I am interested in the different ways authorities have successfully, and simply, met the requirement to produce a submission policies map which " shows how the adopted policies map would be amended by the accompanying local plan, were it adopted". Early on in our plan prep. process we were advised that since this was a new plan it would be a new map and that we were not therefore required to document all the changes but we have since understood this to be incorrect advice. Our adopted policies map will be significantly different to the old proposals map it replaces and I am wondering about the simplest way of documenting all the changes - I know some have addressed this by way of a list of changes, tile by tile, and am also thinking that a by map layer ( use) might be another way but am after others' experiences since the inspector at a neighbouring authority recently flagged this up as a requirement he didn't feel many authorities had yet got to grips with. Anyone feel they have done this is a straightforward way?
Very interesting question. I can understand why you were given the original advice; the PPG is (IMHO) questionable here - if you're doing a brand new plan you're not just changing the extent or approach of existing policies but putting in place new ones that will have different application; the old map is entirely superseded (as are the old policies in the previous plan) so showing changes to it is wrongheaded. (To pour even more scorn, policies maps don't really "illustrate geographically the policies in the Local Plan" as the NPPG states - they illustrate certain areas that specific policies apply to. If you were to illustrate every single policy in your local plan your policies map would be a heady mess; how on earth would you illustrate a policy excluding backland development from residential gardens?)

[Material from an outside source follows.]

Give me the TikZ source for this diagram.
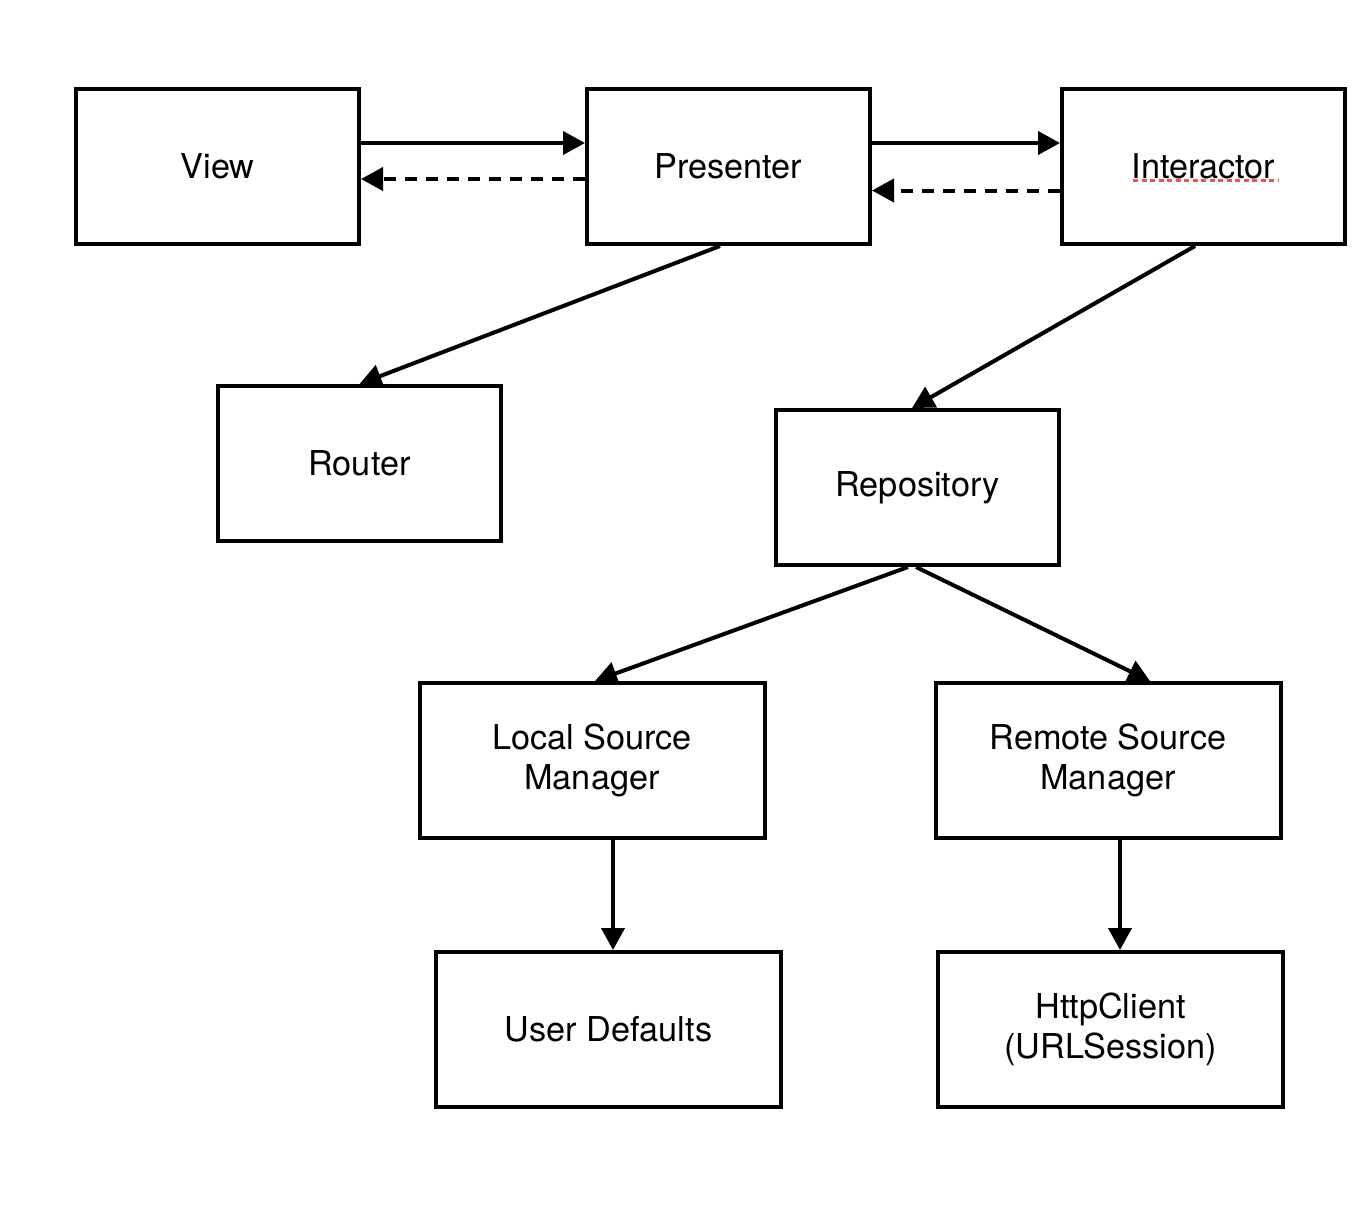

Still, I think you're right that you need to do this, as the PPG should be followed. I agree that your layer-by-layer suggestion is probably the best way. Take a simple example, where the old and new policy approach is similar - town centre boundaries for example; you could simply show the old and new boundaries, or just show the changes with a dotted line or whatever. If it's more significant policy shift then you might want to make this clear by 'deleting' the previous entry on the policies map and putting the new approach as a new entry. You'll probably need some sort of commentary to describe what's happening.
We haven't yet done this for a full new Local Plan, but we did recently do a partial review which involved changes to the policies map; you can find the relevant document here. It's not perfect - I think it would have been helpful for there to be a commentary describing what's being changed.
In short, I don't think there's a straightforward way to do this. Sorry!
I note that this thread is from some time ago now and I am interested
to know if anyone has any more recent advice regarding expectations/
best practice around the format of a submissions map.
I am currently working on a Local Plan review that would see a number
of changes to the existing and adopted Policies Map, is it sufficient
at Submission stage to submit a list of the changes - with individual
maps of existing vs proposed boundary changes? From looking at a
number of recently Submitted Plans it seems most people are submitting
a full Policies Map rather than just the list of changes.
Any advice is appreciated. Thank you
I'm not aware that anyone has picked up on the issue Jamie raised on
21 April. When Stratford-on-Avon District Council submitted its Core
Strategy for examination in 2015, we produced a set of plans showing
how the Policies Map would be updated. The Inspector was happy with
this approach. We are due to consult on a Proposed Submission Site
Allocations Plan later this year and it would be helpful to know
if the approach used previously still suffices or whether Inspectors
now expect a fully amended Policies Map.